Select particle filter components at runtime

nahueespinosa commented 1 year ago

Description

When writing a configurable ROS node like beluga_amcl, it is necessary to provide a mechanism to instantiate a particle filter with different sensor and motion models at runtime (as opposed to compile time).

What I had in mind was:

The ciabatta library supports providing an interface for the mixin, so we could define a pure abstract class representing a particle filter interface to inherit from.
We can create a template factory function that takes parameter sets (e.g., LikelihoodFieldModelParam, DifferentialDriveModelParam, etc.) and instantiates a particle filter with the correct model types. From there, we can rely on normal C++ runtime polymorphism.
Lastly, using ROS parameters, we can select which parameter types to instantiate to pass to our factory function.

Definition of done

[x] Implementation of the necessary mechanisms in the core library to support runtime selection of components.
[x] Usage of these structures to select different sensor and motion models in the AMCL node.

nahueespinosa commented 1 year ago

Thoughts? @glpuga @ivanpauno @hidmic

ivanpauno commented 1 year ago

The ciabatta library supports providing an interface for the mixin, so we could define a pure abstract class representing a particle filter interface to inherit from.

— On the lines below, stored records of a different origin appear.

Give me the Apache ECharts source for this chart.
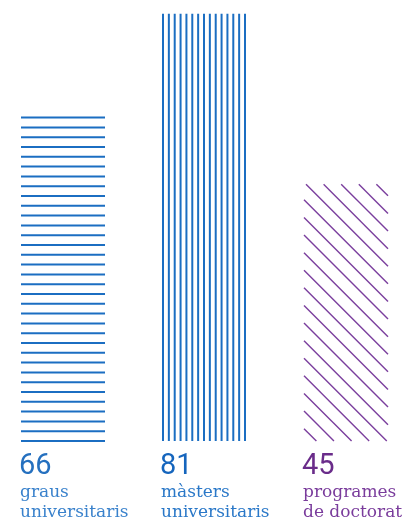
<!DOCTYPE html>
<html><head><meta charset="utf-8">
<script src="https://cdn.jsdelivr.net/npm/echarts@6/dist/echarts.min.js"></script>
<style>html,body{margin:0;padding:0;background:#fff}#c{width:403px;height:525px}</style>
</head><body><div id="c"></div>
<script>
// ---- data ----
const categories = ['graus universitaris', 'màsters universitaris', 'programes de doctorat'];
const counts = [66, 81, 45];
const labelLines = [['graus', 'universitaris'], ['màsters', 'universitaris'], ['programes', 'de doctorat']];
// bar heights as drawn in the picture (same scale as the first bar = 66)
const barHeights = [66, 87.2, 52.4];
const patterns = ['horizontal', 'vertical', 'diagonal'];

// ---- styling ----
const lineColors = ['#1b6ec2', '#1b6ec2', '#7a3e9d'];
const numColors = ['#2570bf', '#1565bd', '#6a2c8a'];
const txtColors = ['#3a82cc', '#2a78c8', '#7a3c9c'];
const BAR_W = 84;

const chart = echarts.init(document.getElementById('c'), null, {renderer: 'canvas'});

function renderItem(params, api) {
  const i = api.value(0);
  const v = api.value(1);
  const base = api.coord([i, 0]);
  const topP = api.coord([i, v]);
  const x0 = Math.round(base[0] - BAR_W / 2), x1 = x0 + BAR_W;
  const y0 = topP[1], y1 = base[1];
  const kind = patterns[i];
  const col = lineColors[i];
  const children = [];
  if (kind === 'horizontal') {
    const n = Math.round((y1 - y0) / 9.8);
    const step = (y1 - y0) / n;
    for (let k = 0; k <= n; k++) {
      const y = y0 + k * step;
      children.push({type: 'line', shape: {x1: x0, y1: y, x2: x1, y2: y}, style: {stroke: col, lineWidth: 2}});
    }
  } else if (kind === 'vertical') {
    const n = 14;
    const step = (BAR_W - 2) / n;
    for (let k = 0; k <= n; k++) {
      const x = x0 + 1 + k * step;
      children.push({type: 'line', shape: {x1: x, y1: y0, x2: x, y2: y1}, style: {stroke: col, lineWidth: 2}});
    }
  } else {
    const step = 17.6;
    const cStart = y0 - x0 - 2;
    for (let k = -20; k <= 40; k++) {
      const c = cStart + k * step;
      const xs = Math.max(x0, y0 - c);
      const xe = Math.min(x1, y1 - c);
      if (xe - xs > 0.5) {
        children.push({type: 'line', shape: {x1: xs, y1: xs + c, x2: xe, y2: xe + c}, style: {stroke: col, lineWidth: 1.4}});
      }
    }
  }
  children.push({type: 'text', x: x0 - 2, y: y1 + 11, style: {
    text: String(counts[i]), fill: numColors[i], font: '400 29px Roboto, sans-serif',
    textAlign: 'left', textVerticalAlign: 'top'}});
  children.push({type: 'text', x: x0 - 1, y: y1 + 42, style: {
    text: labelLines[i].join('\n'), fill: txtColors[i], font: '400 17px "DejaVu Serif", serif',
    lineHeight: 20, textAlign: 'left', textVerticalAlign: 'top'}});
  return {type: 'group', children: children};
}

chart.setOption({
  animation: false,
  grid: {left: 62.5, right: 57.5, top: 0, bottom: 84, containLabel: false},
  xAxis: {type: 'category', data: categories, show: false, boundaryGap: false},
  yAxis: {type: 'value', min: 0, max: 90, show: false},
  series: [{
    type: 'custom',
    renderItem: renderItem,
    clip: false,
    data: barHeights.map((h, i) => [i, h])
  }]
});
</script></body></html>
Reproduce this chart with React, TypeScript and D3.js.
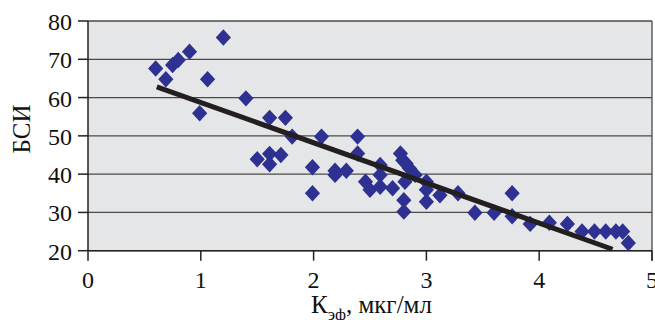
import React from "react";
import * as d3 from "d3";

const xValues = [
  0.60, 0.69, 0.75, 0.80, 0.90, 0.99, 1.06, 1.20, 1.40, 1.50,
  1.61, 1.61, 1.61, 1.71, 1.75, 1.81, 1.99, 1.99, 2.07, 2.19,
  2.19, 2.29, 2.39, 2.39, 2.46, 2.50, 2.59, 2.59, 2.59, 2.70,
  2.77, 2.79, 2.82, 2.85, 2.81, 2.90, 2.80, 2.80, 3.00, 3.00,
  3.00, 3.12, 3.28, 3.43, 3.60, 3.76, 3.76, 3.92, 4.09, 4.25,
  4.38, 4.49, 4.59, 4.68, 4.74, 4.79,
];
const yValues = [
  67.6, 64.8, 68.5, 69.8, 72.0, 55.9, 64.8, 75.7, 59.8, 43.9,
  45.3, 42.6, 54.7, 45.0, 54.7, 49.8, 41.8, 35.0, 49.8, 40.9,
  39.8, 40.9, 49.8, 45.4, 38.0, 35.9, 42.4, 39.8, 36.7, 36.3,
  45.4, 43.6, 42.8, 41.5, 38.0, 39.8, 33.2, 30.2, 38.0, 35.9,
  32.8, 34.5, 35.0, 29.9, 29.9, 35.0, 29.0, 27.0, 27.3, 27.0,
  25.0, 25.0, 25.0, 25.0, 25.0, 22.0,
];
const xTicks = [0, 1, 2, 3, 4, 5];
const yTicks = [20, 30, 40, 50, 60, 70, 80];
const trendRange = [0.61, 4.65];
const trendSlope = -10.5;
const trendIntercept = 69.2;
const yTitle = "БСИ";
const xTitleMain = "К";
const xTitleSub = "эф";
const xTitleRest = ", мкг/мл";

const W = 655;
const H = 320;
const left = 88;
const right = 652;
const top = 21;
const bottom = 250.7;

export default function App() {
  const x = d3.scaleLinear().domain([0, 5]).range([left, right]);
  const y = d3.scaleLinear().domain([20, 80]).range([bottom, top]);
  const font = "'Liberation Serif', 'Times New Roman', serif";
  const pts = xValues.map((v, i) => [v, yValues[i]] as [number, number]);
  const hw = 7.6;
  const hh = 8.2;
  const diamond = `M0,${-hh}L${hw},0L0,${hh}L${-hw},0Z`;
  const line = d3
    .line<number>()
    .x((d) => x(d))
    .y((d) => y(trendSlope * d + trendIntercept));

  return (
    <svg
      width={W}
      height={H}
      style={{ position: "absolute", left: 0, top: 0, background: "#fff" }}
      fontFamily={font}
    >
      <rect x={left} y={top} width={right - left} height={bottom - top} fill="#e5e6e8" />
      {yTicks.map((t) => (
        <line key={"g" + t} x1={left} x2={right} y1={y(t)} y2={y(t)} stroke="#4a4a4a" strokeWidth={1.3} />
      ))}
      <line x1={right} x2={right} y1={top} y2={bottom + 10} stroke="#4a4a4a" strokeWidth={1.3} />
      {yTicks.map((t) => (
        <g key={"y" + t}>
          <line x1={left - 10} x2={left} y1={y(t)} y2={y(t)} stroke="#222" strokeWidth={1.5} />
          <text x={left - 16} y={y(t) + 9} fontSize={24} textAnchor="end" fill="#111">
            {t}
          </text>
        </g>
      ))}
      {xTicks.map((t) => (
        <g key={"x" + t}>
          <line x1={x(t)} x2={x(t)} y1={bottom} y2={bottom + 10} stroke="#222" strokeWidth={1.5} />
          <text x={x(t)} y={288} fontSize={24} textAnchor="middle" fill="#111">
            {t}
          </text>
        </g>
      ))}
      <line x1={left} x2={left} y1={top} y2={bottom} stroke="#222" strokeWidth={1.5} />
      <line x1={left} x2={right} y1={bottom} y2={bottom} stroke="#222" strokeWidth={1.5} />
      {pts.map(([a, b], i) => (
        <path key={i} d={diamond} transform={`translate(${x(a)},${y(b)})`} fill="#2e3192" />
      ))}
      <path d={line(trendRange) || ""} fill="none" stroke="#231f20" strokeWidth={5} />
      <text
        transform={`translate(30,129) rotate(-90)`}
        fontSize={25}
        textAnchor="middle"
        fill="#111"
      >
        {yTitle}
      </text>
      <text x={311} y={313} fontSize={25} fill="#111">
        <tspan>{xTitleMain}</tspan>
        <tspan fontSize={17} dy={7}>{xTitleSub}</tspan>
        <tspan dy={-7}>{xTitleRest}</tspan>
      </text>
    </svg>
  );
}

I would like instead of that, to have abstract interfaces for a motion model, sensor model, etc. What ciabatta provides doesn't exactly seem to help on that end. I think that the nicer thing of having separate interface is that you need one isolated factory for each thing, in the case of using ciabatta interfaces you still have a combinatory explosion.

I'm not sure about the performance hit though, but if we measure in a benchmark and the performance hit of using separated interfaces isn't big, I would go that way. To avoid the performance hit, we may need to "move" sample() to the motion model and importance_sample() to the sensor model, in case the compiler can optimize that correctly as-is (maybe not move, but have one method in the motion/sensor model that receives a range of particles). I think that's going to scale much better.

I can provide an example of how to implement this, we could either use an external library (dyno or similar) or implement it by hand.

BTW, I also think we should also reorganize a bit how parameters are read in beluga_amcl. For example, different motion models may require different parameters to be used. Having a huge list with everything in the node may not be a great idea.

I haven't pictured this part exactly in my mind, so I would need to write some code to see how it looks.

nahueespinosa commented 1 year ago

What ciabatta provides doesn't exactly seem to help on that end.

ciabatta solves the part where any particle filter can be referenced with a pointer to an abstract interface. The construction problem is solved thanks to a template factory that takes parameter types and deduces the corresponding model type. No combinatory explosion.

maybe not move, but have one method in the motion/sensor model that receives a range of particles

We can probably think of ways to provide that method without the user having to write it in custom models.

Having a huge list with everything in the node may not be a great idea.

We aimed to match the interface of nav2, which re-uses some parameters in different models. But +1 to more organization.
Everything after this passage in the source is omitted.